For decades the solar wind has been associated with structures called coronal holes, which are dark spots that appear above the Sun’s surface as its magnetic field stretches out into the solar system. Plasma can flow along these open magnetic field lines and out into the solar system, creating the solar wind. But how exactly is this plasma launched in the first place?
A new answer to that question may now have been observed. The Solar Orbiter has been watching our local star very closely over the last couple years, a duty that’s included observing a coronal hole up close, in higher definition than ever before, at extreme ultraviolet wavelengths of light.
In doing so, the Orbiter discovered many tiny jets of plasma being ejected from the Sun’s corona. “Tiny” is, of course, a relative term here – each jet was a few hundred kilometers long, reaching speeds of about 100 km (62 miles) per second and lasting 20 to 100 seconds. But compared to other solar flares they’re very low energy, firing off just 1,000th the energy of the previous smallest known flares. Still, their sheer numbers could account for a significant percentage of the solar wind.

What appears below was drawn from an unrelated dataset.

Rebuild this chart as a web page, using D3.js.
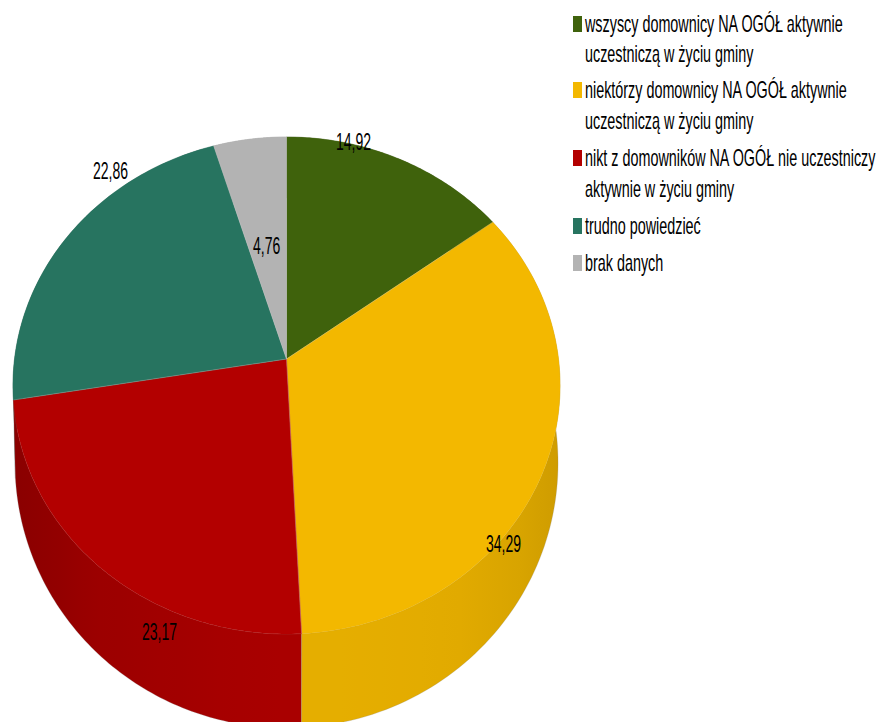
<!DOCTYPE html>
<html lang="pl">
<head>
<meta charset="utf-8">
<script src="https://cdn.jsdelivr.net/npm/d3@7"></script>
<style>
  html, body { margin: 0; background: #fff; }
  svg { display: block; }
  text { font-family: "Liberation Sans", Arial, sans-serif; fill: #000; }
</style>
</head>
<body>
<div id="chart"></div>
<script>
/* Kolowy 3D z perspektywa: d3.pie daje katy, rzutowanie na elipse robione recznie */
const kategorie = [
  ["wszyscy domownicy NA OGÓŁ aktywnie", "uczestniczą w życiu gminy"],
  ["niektórzy domownicy NA OGÓŁ aktywnie", "uczestniczą w życiu gminy"],
  ["nikt z domowników NA OGÓŁ nie uczestniczy", "aktywnie w życiu gminy"],
  ["trudno powiedzieć"],
  ["brak danych"],
];
const wartosci = [14.92, 34.29, 23.17, 22.86, 4.76];
const etykiety = ["14,92", "34,29", "23,17", "22,86", "4,76"];
const kolory = ["#3f620c", "#f3b800", "#b30000", "#277460", "#b3b3b3"];

const W = 880, H = 722;
const GORA = { sx: 272, sy: 245.7, k: 0.1066, x0: 286.5, y0: 359 };
const DOL = { sx: 270, sy: 262, k: 0.1066, x0: 286.5, y0: 434.7 };

// pozycje podpisow i legendy (lewy koniec tekstu, linia bazowa)
const podpisXY = [[336, 150], [486, 552], [142, 640], [93, 179], [253, 254]];
const legendaY = [[32, 62], [98, 129], [166, 197], [234], [271]];

const svg = d3.select("#chart").append("svg")
  .attr("width", W).attr("height", H).attr("viewBox", `0 0 ${W} ${H}`);

const rzut = (p, a) => {
  const u = Math.sin(a), v = -Math.cos(a), d = 1 - p.k * v;
  return [p.x0 + p.sx * u / d, p.y0 + p.sy * v / d];
};

const luki = d3.pie().sort(null).value((d) => d)(wartosci);
const linia = d3.line();
const probki = (d) => d3.range(0, 91).map((i) => d.startAngle + (d.endAngle - d.startAngle) * i / 90);

// cieniowanie sciany zalezy tylko od x, swiatlo z prawej
const cien = d3.scaleLinear()
  .domain([15, 100, 250, 330, 450, 520, 558])
  .range([0.77, 0.87, 0.94, 0.945, 0.93, 0.89, 0.85]);

const defs = svg.append("defs");
kolory.forEach((k, i) => {
  const c = d3.rgb(k);
  const g = defs.append("linearGradient").attr("id", `sciana${i}`)
    .attr("gradientUnits", "userSpaceOnUse")
    .attr("x1", 0).attr("x2", W).attr("y1", 0).attr("y2", 0);
  d3.range(0, W + 1, 20).forEach((x) => {
    const f = cien(Math.min(558, Math.max(15, x)));
    g.append("stop").attr("offset", x / W)
      .attr("stop-color", d3.rgb(c.r * f, c.g * f, c.b * f).formatHex());
  });
});

// sciany: najpierw tylne, przednie na wierzchu
const kolejnosc = [3, 4, 0, 2, 1];
svg.append("g").selectAll("path").data(kolejnosc.map((i) => luki[i])).join("path")
  .attr("d", (d) => {
    const a = probki(d);
    return linia([...a.map((x) => rzut(GORA, x)), ...a.slice().reverse().map((x) => rzut(DOL, x))]) + "Z";
  })
  .attr("fill", (d) => `url(#sciana${d.index})`)
  .attr("stroke", "#888").attr("stroke-opacity", 0.4).attr("stroke-width", 0.6);

// gorna powierzchnia
svg.append("g").selectAll("path").data(luki).join("path")
  .attr("d", (d) => linia([[GORA.x0, GORA.y0], ...probki(d).map((a) => rzut(GORA, a))]) + "Z")
  .attr("fill", (d) => kolory[d.index])
  .attr("stroke", (d) => kolory[d.index]).attr("stroke-width", 0.4);

// cienkie jasne linie miedzy wycinkami
svg.append("g").selectAll("line").data(luki).join("line")
  .attr("x1", GORA.x0).attr("y1", GORA.y0)
  .attr("x2", (d) => rzut(GORA, d.startAngle)[0])
  .attr("y2", (d) => rzut(GORA, d.startAngle)[1])
  .attr("stroke", "#ccc").attr("stroke-opacity", 0.5).attr("stroke-width", 0.6);

const napis = (sel, sx) => sel
  .attr("transform", (d) => `translate(${d.x},${d.y}) scale(${sx},1)`)
  .attr("font-size", 23)
  .text((d) => d.t);

svg.append("g").selectAll("text")
  .data(etykiety.map((t, i) => ({ t, x: podpisXY[i][0], y: podpisXY[i][1] })))
  .join("text").call(napis, 0.61);

// legenda
const leg = svg.append("g");
leg.selectAll("rect").data(kategorie).join("rect")
  .attr("x", 573).attr("width", 9).attr("height", 16)
  .attr("y", (d, i) => legendaY[i][0] - 16)
  .attr("fill", (d, i) => kolory[i]);
const wiersze = kategorie.flatMap((w, i) => w.map((t, j) => ({ t, x: 585, y: legendaY[i][j] })));
leg.selectAll("text").data(wiersze).join("text").call(napis, 0.625);
</script>
</body>
</html>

“One of the results here is that to a large extent, this flow is not actually uniform, the ubiquity of the jets suggests that the solar wind from coronal holes might originate as a highly intermittent outflow,” said Andrei Zhukov, lead researcher on the Solar Orbiter observation campaign.
More observations will improve our understanding of these tiny jets, as well as the nature of the solar wind. This in turn could provide better forecasts of space weather for future astronauts and spacecraft. Thankfully, Solar Orbiter will get a better view over the next few years, as its orbit changes to get a more direct look at the solar south pole, where the coronal hole was located.
“It's harder to measure some of the properties of these tiny jets when seeing them edge-on, but in a few years, we will see them from a different perspective than any other telescopes or observatories so that together should help a lot,” said Daniel Müller, ESA Project Scientist for Solar Orbiter.
The research was published in the journal Science.